Stored entries:
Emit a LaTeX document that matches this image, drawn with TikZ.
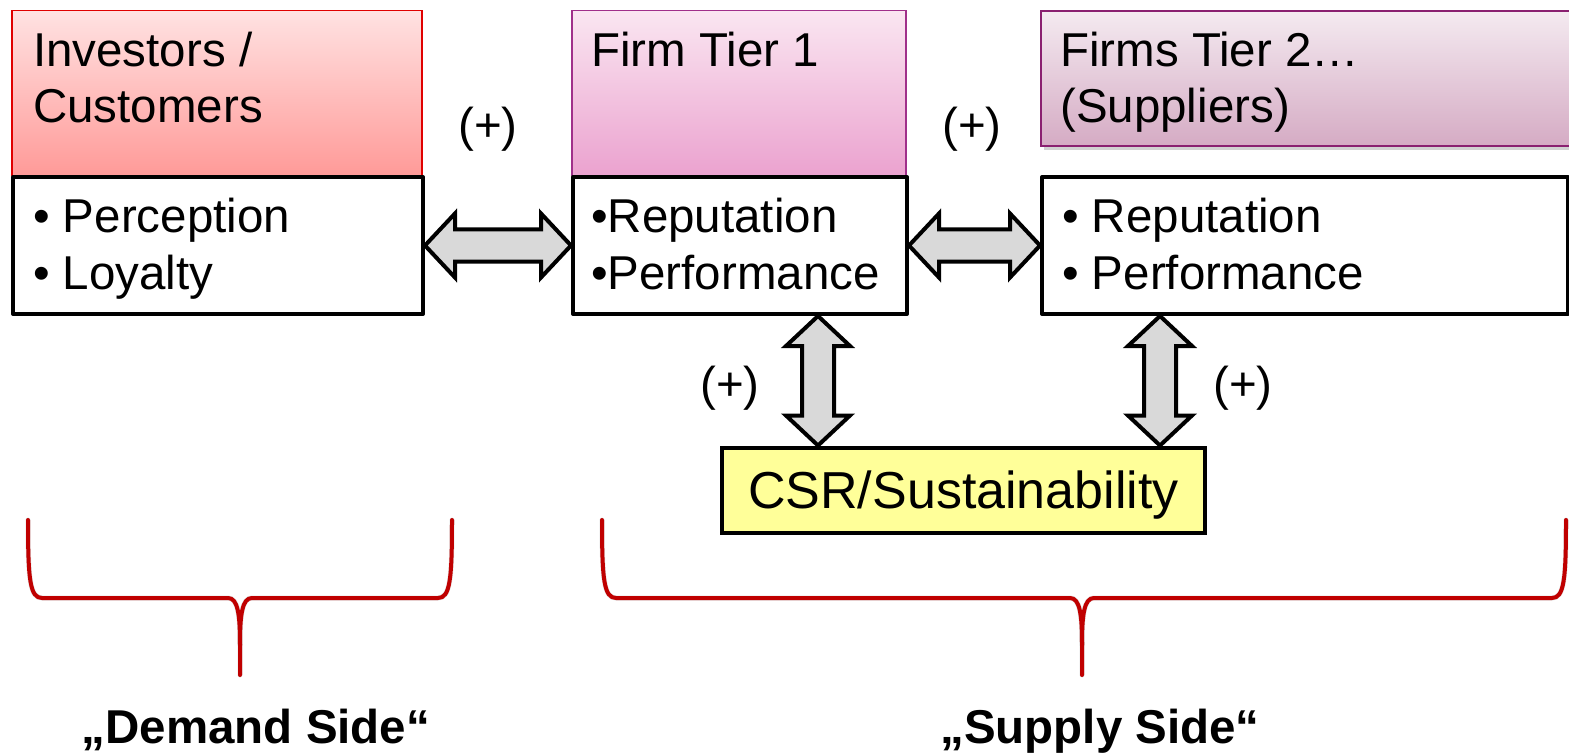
\documentclass[tikz,border=0pt]{standalone}
\usepackage{fontspec}
\setmainfont{Liberation Sans}
\usetikzlibrary{calc}
\definecolor{braceRed}{HTML}{C00000}
\definecolor{invTop}{HTML}{FFE2E2}
\definecolor{invBot}{HTML}{FF9A98}
\definecolor{invLine}{HTML}{E00000}
\definecolor{fOneTop}{HTML}{FAE6F1}
\definecolor{fOneBot}{HTML}{EBA2CF}
\definecolor{fOneLine}{HTML}{A0308A}
\definecolor{fTwoTop}{HTML}{F4EAF0}
\definecolor{fTwoBot}{HTML}{D5ABC4}
\definecolor{fTwoLine}{HTML}{8A2070}
\definecolor{csrFill}{HTML}{FFFF99}
\definecolor{arrFill}{HTML}{D9D9D9}
\newcommand\harrowdraw[2]{%
  \draw[dblarrow] let \p1=(#1), \p2=(#2), \n1={\x2-\x1-60pt} in
    (\p1) -- ++(30pt,32pt) -- ++(0pt,-16pt) -- ++({\n1*1pt},0pt) -- ++(0pt,16pt)
    -- (\p2) -- ++(-30pt,-32pt) -- ++(0pt,16pt) -- ++({-\n1*1pt},0pt) -- ++(0pt,-16pt) -- cycle;}
\newcommand\varrowdraw[2]{%
  \draw[dblarrow] let \p1=(#1), \p2=(#2), \n1={\y1-\y2-60pt} in
    (\p1) -- ++(32pt,-30pt) -- ++(-16pt,0pt) -- ++(0pt,{-\n1*1pt}) -- ++(16pt,0pt)
    -- (\p2) -- ++(-32pt,30pt) -- ++(16pt,0pt) -- ++(0pt,{\n1*1pt}) -- ++(-16pt,0pt) -- cycle;}
\begin{document}
\begin{tikzpicture}[x=1pt,y=-1pt,
  txt/.style={anchor=base west, inner sep=0pt, font=\fontsize{47.5}{56}\selectfont},
  plus/.style={anchor=base, inner sep=0pt, font=\fontsize{47.5}{56}\selectfont},
  sidelabel/.style={anchor=base, inner sep=0pt, font=\fontsize{47.5}{56}\selectfont\bfseries},
  hdr/.style={anchor=north west, inner sep=0pt, line width=1.5pt},
  wbox/.style={anchor=north west, inner sep=0pt, draw=black, fill=white, line width=4pt, line join=round},
  dblarrow/.style={draw=black, fill=arrFill, line width=4pt, line join=miter},
  bracepath/.style={draw=braceRed, line width=4pt, line cap=round, line join=round},
  braceshadow/.style={draw=black, opacity=0.12, line width=5pt, line cap=round}]
\useasboundingbox (0,0) rectangle (1569,754);

% header boxes
\node[hdr, draw=invLine, top color=invTop, bottom color=invBot,
  minimum width=410, minimum height=165] (invH) at (11,10) {};
\node[hdr, draw=fOneLine, top color=fOneTop, bottom color=fOneBot,
  minimum width=334, minimum height=165] (f1H) at (571,10) {};
\fill[black, opacity=0.18] (1044,15) rectangle (1572,150);
\node[hdr, draw=fTwoLine, line width=2pt, top color=fTwoTop, bottom color=fTwoBot,
  minimum width=532, minimum height=135] (f2H) at (1040,10) {};

% white boxes
\node[wbox, minimum width=410, minimum height=137] (invB) at (11,175) {};
\node[wbox, minimum width=334, minimum height=137] (f1B) at (571,175) {};
\node[wbox, minimum width=526, minimum height=137] (f2B) at (1040,175) {};

% CSR box
\node[draw=black, fill=csrFill, line width=4pt, inner sep=0pt,
  minimum width=483, minimum height=85, text height=37pt, text depth=0pt,
  font=\fontsize{52}{60}\selectfont] (csr) at (963.5,490) {CSR/Sustainability};

% texts
\node[txt] (invT1) at (33,67) {Investors /};
\node[txt] (invT2) at (33,123) {Customers};
\node[txt] (invL1) at (33,233) {• Perception};
\node[txt] (invL2) at (33,289) {• Loyalty};
\node[txt] (f1T1) at (591,67) {Firm Tier 1};
\node[txt] (f1L1) at (591,233) {•Reputation};
\node[txt] (f1L2) at (591,289) {•Performance};
\node[txt] (f2T1) at (1060,67) {Firms Tier 2…};
\node[txt] (f2T2) at (1060,123) {(Suppliers)};
\node[txt] (f2L1) at (1062,233) {• Reputation};
\node[txt] (f2L2) at (1062,289) {• Performance};

% plus labels
\node[plus] (p1) at (488,142) {(+)};
\node[plus] (p2) at (972,142) {(+)};
\node[plus] (p3) at (730,400) {(+)};
\node[plus] (p4) at (1243,400) {(+)};

% arrows
\harrowdraw{invB.east}{f1B.west}
\harrowdraw{f1B.east}{f2B.west}
\coordinate (vx1) at (818,0);
\coordinate (vx2) at (1160,0);
\varrowdraw{f1B.south -| vx1}{csr.north -| vx1}
\varrowdraw{f2B.south -| vx2}{csr.north -| vx2}

% braces
\coordinate (bd1) at (28,520);
\coordinate (bd2) at (452,520);
\coordinate (bdtip) at (240,675);
\coordinate (bs1) at (602,520);
\coordinate (bs2) at (1566,520);
\coordinate (bstip) at (1082,675);
\foreach \a/\b/\t/\sh in {bd1/bd2/bdtip/braceshadow, bd1/bd2/bdtip/bracepath, bs1/bs2/bstip/braceshadow, bs1/bs2/bstip/bracepath}{
  \path[\sh] let \p1=(\a), \p2=(\b), \p3=(\t) in
    (\x1,\y1) .. controls (\x1,{\y1-60pt}) and ({\x1+2pt},{\y1-78pt}) .. ({\x1+14pt},{\y1-78pt})
    -- ({\x3-12pt},{\y1-78pt}) .. controls ({\x3-2pt},{\y1-78pt}) and (\x3,{\y1-95pt}) .. (\x3,{\y1-125pt})
    -- (\x3,\y3);
  \path[\sh] let \p1=(\a), \p2=(\b), \p3=(\t) in
    (\x2,\y2) .. controls (\x2,{\y2-60pt}) and ({\x2-2pt},{\y2-78pt}) .. ({\x2-14pt},{\y2-78pt})
    -- ({\x3+12pt},{\y2-78pt}) .. controls ({\x3+2pt},{\y2-78pt}) and (\x3,{\y2-95pt}) .. (\x3,{\y2-125pt});
}

% side labels
\node[sidelabel] (demand) at (256,743) {„Demand Side“};
\node[sidelabel] (supply) at (1100,743) {„Supply Side“};
\end{tikzpicture}
\end{document}
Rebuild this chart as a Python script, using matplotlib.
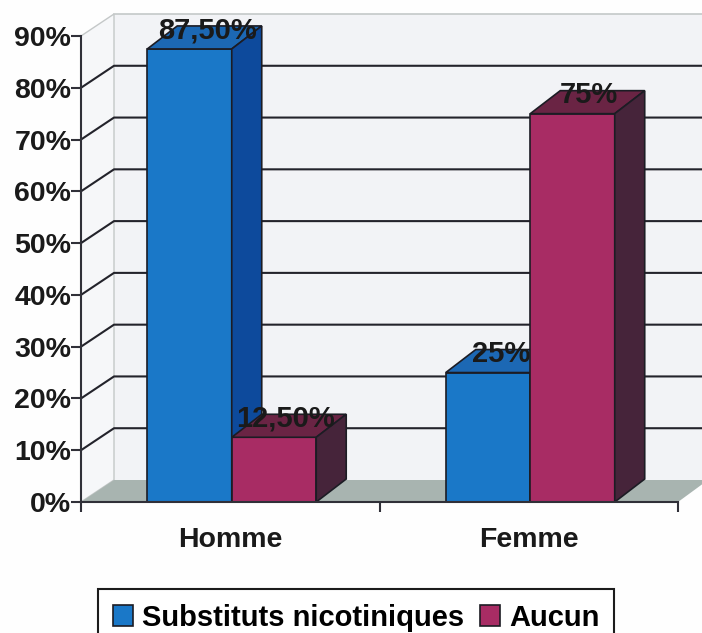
#!/usr/bin/env python3

import matplotlib
matplotlib.use("Agg")
import matplotlib.pyplot as plt
from matplotlib.patches import Patch

categories = ["Homme", "Femme"]
substituts = [87.5, 25]
aucun = [12.5, 75]
substituts_labels = ["87,50%", "25%"]
aucun_labels = ["12,50%", "75%"]
legend_labels = ["Substituts nicotiniques", "Aucun"]
y_ticks = [0, 10, 20, 30, 40, 50, 60, 70, 80, 90]

W, H = 702, 633
plt.rcParams["font.family"] = ["Liberation Sans", "DejaVu Sans"]
plt.rcParams["font.weight"] = "bold"
plt.rcParams["font.size"] = 20.5

fig = plt.figure(figsize=(W / 100, H / 100), dpi=100, facecolor="#fefefe")

#- front plane of the 3D box, pixel limits
left, right, top, bottom = 81, 678, 36, 502
ax = fig.add_axes([left / W, 1 - bottom / H, (right - left) / W, (bottom - top) / H])
ax.set_xlim(0, 2)
ax.set_ylim(0, 90)
ax.patch.set_visible(False)

px_x = 2 / (right - left)
px_y = 90 / (bottom - top)
wall_dx, wall_dy = 33 * px_x, 22 * px_y
bar_dx, bar_dy = 30 * px_x, 23 * px_y
x_max = 2 + 30 * px_x

ink = "#1c1c24"

#- walls and floor
ax.fill([wall_dx, x_max, x_max, wall_dx],
        [wall_dy, wall_dy, 90 + wall_dy, 90 + wall_dy],
        fc="#f2f3f6", ec="none", zorder=1, clip_on=False)
ax.fill([0, wall_dx, wall_dx, 0], [0, wall_dy, 90 + wall_dy, 90],
        fc="#f6f7f9", ec="#c4c8c8", lw=1, zorder=1, clip_on=False)
ax.plot([wall_dx, x_max], [90 + wall_dy, 90 + wall_dy], color="#c4c8c8", lw=1.2,
        zorder=1, clip_on=False)
ax.fill([0, wall_dx, x_max, 2], [0, wall_dy, wall_dy, 0],
        fc="#a8b4b0", ec="none", zorder=1, clip_on=False)

#- gridlines on back and side wall
for v in y_ticks[1:-1]:
    ax.plot([0, wall_dx, x_max], [v, v + wall_dy, v + wall_dy], color="#23232b", lw=1.5,
            zorder=2, clip_on=False)


def bar3d(x, w, v, front, lid, side):
    ax.bar(x, v, w, align="edge", color=front, edgecolor=ink, linewidth=1.2, zorder=3)
    ax.fill([x, x + bar_dx, x + w + bar_dx, x + w],
            [v, v + bar_dy, v + bar_dy, v],
            fc=lid, ec=ink, lw=1.2, zorder=3, clip_on=False)
    ax.fill([x + w, x + w + bar_dx, x + w + bar_dx, x + w],
            [0, bar_dy, v + bar_dy, v],
            fc=side, ec=ink, lw=1.2, zorder=3, clip_on=False)


bar_w = 0.283
for i in range(len(categories)):
    x0 = i + 0.222
    bar3d(x0, bar_w, substituts[i], "#1a78c8", "#1c68b4", "#0d4a9c")
    bar3d(x0 + bar_w, bar_w, aucun[i], "#a82c64", "#6a2444", "#46243a")

#- labels sit over the bars, nudged by hand like the original
sub_nudge = [0.06, 0.045]
auc_nudge = [0.04, 0.055]
drop = 4.5 * px_y
for i in range(len(categories)):
    x0 = i + 0.222
    ax.text(x0 + bar_w / 2 + sub_nudge[i], substituts[i] + bar_dy - drop, substituts_labels[i],
            ha="center", va="center", color="#1a1a1a", fontsize=21, zorder=5, clip_on=False)
    ax.text(x0 + 1.5 * bar_w + auc_nudge[i], aucun[i] + bar_dy - drop, aucun_labels[i],
            ha="center", va="center", color="#1a1a1a", fontsize=21, zorder=5, clip_on=False)

#- axes
ax.set_yticks(y_ticks)
ax.set_yticklabels(["%d%%" % v for v in y_ticks], color="#1a1a1a")
ax.tick_params(axis="y", length=7, width=1.5, color="#303038", pad=0)
ax.set_xticks([0, 1, 2])
ax.set_xticklabels([])
ax.tick_params(axis="x", which="major", length=7, width=1.5, color="#303038")
ax.set_xticks([0.5, 1.5], minor=True)
ax.set_xticklabels(categories, minor=True, color="#1a1a1a")
ax.tick_params(axis="x", which="minor", length=0, pad=18)
for s in ["top", "right"]:
    ax.spines[s].set_visible(False)
for s in ["left", "bottom"]:
    ax.spines[s].set_linewidth(1.5)
    ax.spines[s].set_color("#303038")
    ax.spines[s].set_zorder(4)

handles = [Patch(fc="#1a78c8", ec=ink, lw=1.2), Patch(fc="#a82c64", ec=ink, lw=1.2)]
leg = fig.legend(handles, legend_labels, ncol=2, loc="upper center", fontsize=21,
                 bbox_to_anchor=(356 / W, 1 - 589 / H), fancybox=False,
                 framealpha=1, edgecolor="#1c1c1c", handlelength=0.7, handleheight=0.7,
                 handletextpad=0.3, columnspacing=0.55, borderpad=0.5, borderaxespad=0)
leg.get_frame().set_linewidth(1.5)

fig.savefig("out.png", dpi=100, facecolor=fig.get_facecolor())
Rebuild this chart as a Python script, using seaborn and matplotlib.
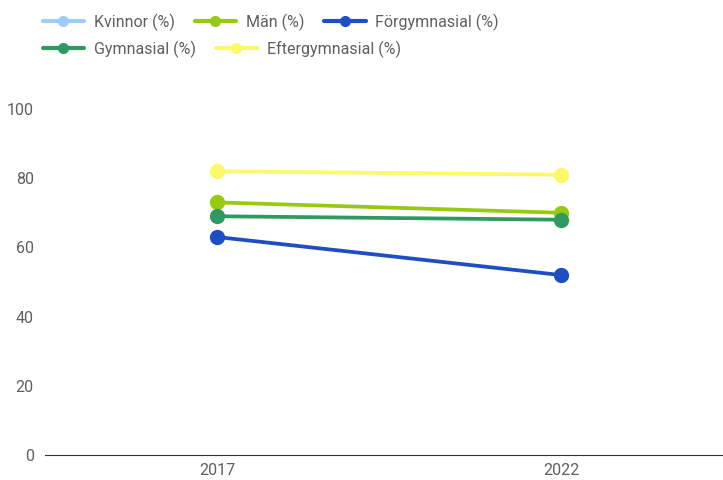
import matplotlib
matplotlib.use("Agg")
import matplotlib.pyplot as plt
import seaborn as sns
import numpy as np
import pandas as pd
from matplotlib.lines import Line2D

years = ["2017", "2022"]
kvinnor = [np.nan, np.nan]
man = [73, 70]
forgymnasial = [63, 52]
gymnasial = [69, 68]
eftergymnasial = [82, 81]

series = ["Kvinnor (%)", "Män (%)", "Förgymnasial (%)", "Gymnasial (%)", "Eftergymnasial (%)"]
colors = ["#9fcbf7", "#98c912", "#1d4fc2", "#2f9a5f", "#fbf96a"]

df = pd.DataFrame({
    "year": years * 5,
    "value": kvinnor + man + forgymnasial + gymnasial + eftergymnasial,
    "serie": [s for s in series for _ in years],
})

sns.set_style("white")
plt.rcParams["font.family"] = ["Roboto", "DejaVu Sans"]

fig = plt.figure(figsize=(7.23, 4.80), dpi=100)
ax = fig.add_axes([0.0622, 0.052, 0.952, 0.721])

sns.lineplot(data=df, x="year", y="value", hue="serie", hue_order=series,
             palette=dict(zip(series, colors)), marker="o", markersize=11,
             markeredgewidth=0, linewidth=2.7, legend=False, ax=ax)

ax.set_xlim(-0.5, 1.5)
ax.set_ylim(0, 100)
ax.set_yticks([0, 20, 40, 60, 80, 100])
ax.set_xlabel("")
ax.set_ylabel("")
for s in ["top", "right", "left"]:
    ax.spines[s].set_visible(False)
ax.spines["bottom"].set_color("#333333")
ax.spines["bottom"].set_linewidth(0.8)
ax.tick_params(axis="both", length=0, labelsize=11.5, labelcolor="#5f5f5f", pad=8)
ax.tick_params(axis="x", pad=6)

def handle(c):
    return Line2D([0], [0], color=c, lw=3, marker="o", markersize=8, markeredgewidth=0)

h = [handle(c) for c in colors]
leg1 = fig.legend(h[:3], series[:3], ncol=3, loc="upper left", bbox_to_anchor=(0.05, 0.985),
                  frameon=False, fontsize=11.5, handlelength=2.6, handletextpad=0.6,
                  columnspacing=1.25, borderaxespad=0)
for t in leg1.get_texts():
    t.set_color("#5f5f5f")
leg2 = fig.legend(h[3:], series[3:], ncol=2, loc="upper left", bbox_to_anchor=(0.05, 0.929),
                  frameon=False, fontsize=11.5, handlelength=2.6, handletextpad=0.6,
                  columnspacing=1.25, borderaxespad=0)
for t in leg2.get_texts():
    t.set_color("#5f5f5f")

fig.savefig("out.png", dpi=100)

• Objective
Quote word for word only the lines above from the one containing "Rebuild this chart as a Python script, using matplotlib." through the one containing "zorder=2, clip_on=False)". Pictures stay out of your copy.

• Reply to the task
Rebuild this chart as a Python script, using matplotlib.
#!/usr/bin/env python3

import matplotlib
matplotlib.use("Agg")
import matplotlib.pyplot as plt
from matplotlib.patches import Patch

categories = ["Homme", "Femme"]
substituts = [87.5, 25]
aucun = [12.5, 75]
substituts_labels = ["87,50%", "25%"]
aucun_labels = ["12,50%", "75%"]
legend_labels = ["Substituts nicotiniques", "Aucun"]
y_ticks = [0, 10, 20, 30, 40, 50, 60, 70, 80, 90]

W, H = 702, 633
plt.rcParams["font.family"] = ["Liberation Sans", "DejaVu Sans"]
plt.rcParams["font.weight"] = "bold"
plt.rcParams["font.size"] = 20.5

fig = plt.figure(figsize=(W / 100, H / 100), dpi=100, facecolor="#fefefe")

#- front plane of the 3D box, pixel limits
left, right, top, bottom = 81, 678, 36, 502
ax = fig.add_axes([left / W, 1 - bottom / H, (right - left) / W, (bottom - top) / H])
ax.set_xlim(0, 2)
ax.set_ylim(0, 90)
ax.patch.set_visible(False)

px_x = 2 / (right - left)
px_y = 90 / (bottom - top)
wall_dx, wall_dy = 33 * px_x, 22 * px_y
bar_dx, bar_dy = 30 * px_x, 23 * px_y
x_max = 2 + 30 * px_x

ink = "#1c1c24"

#- walls and floor
ax.fill([wall_dx, x_max, x_max, wall_dx],
        [wall_dy, wall_dy, 90 + wall_dy, 90 + wall_dy],
        fc="#f2f3f6", ec="none", zorder=1, clip_on=False)
ax.fill([0, wall_dx, wall_dx, 0], [0, wall_dy, 90 + wall_dy, 90],
        fc="#f6f7f9", ec="#c4c8c8", lw=1, zorder=1, clip_on=False)
ax.plot([wall_dx, x_max], [90 + wall_dy, 90 + wall_dy], color="#c4c8c8", lw=1.2,
        zorder=1, clip_on=False)
ax.fill([0, wall_dx, x_max, 2], [0, wall_dy, wall_dy, 0],
        fc="#a8b4b0", ec="none", zorder=1, clip_on=False)

#- gridlines on back and side wall
for v in y_ticks[1:-1]:
    ax.plot([0, wall_dx, x_max], [v, v + wall_dy, v + wall_dy], color="#23232b", lw=1.5,
            zorder=2, clip_on=False)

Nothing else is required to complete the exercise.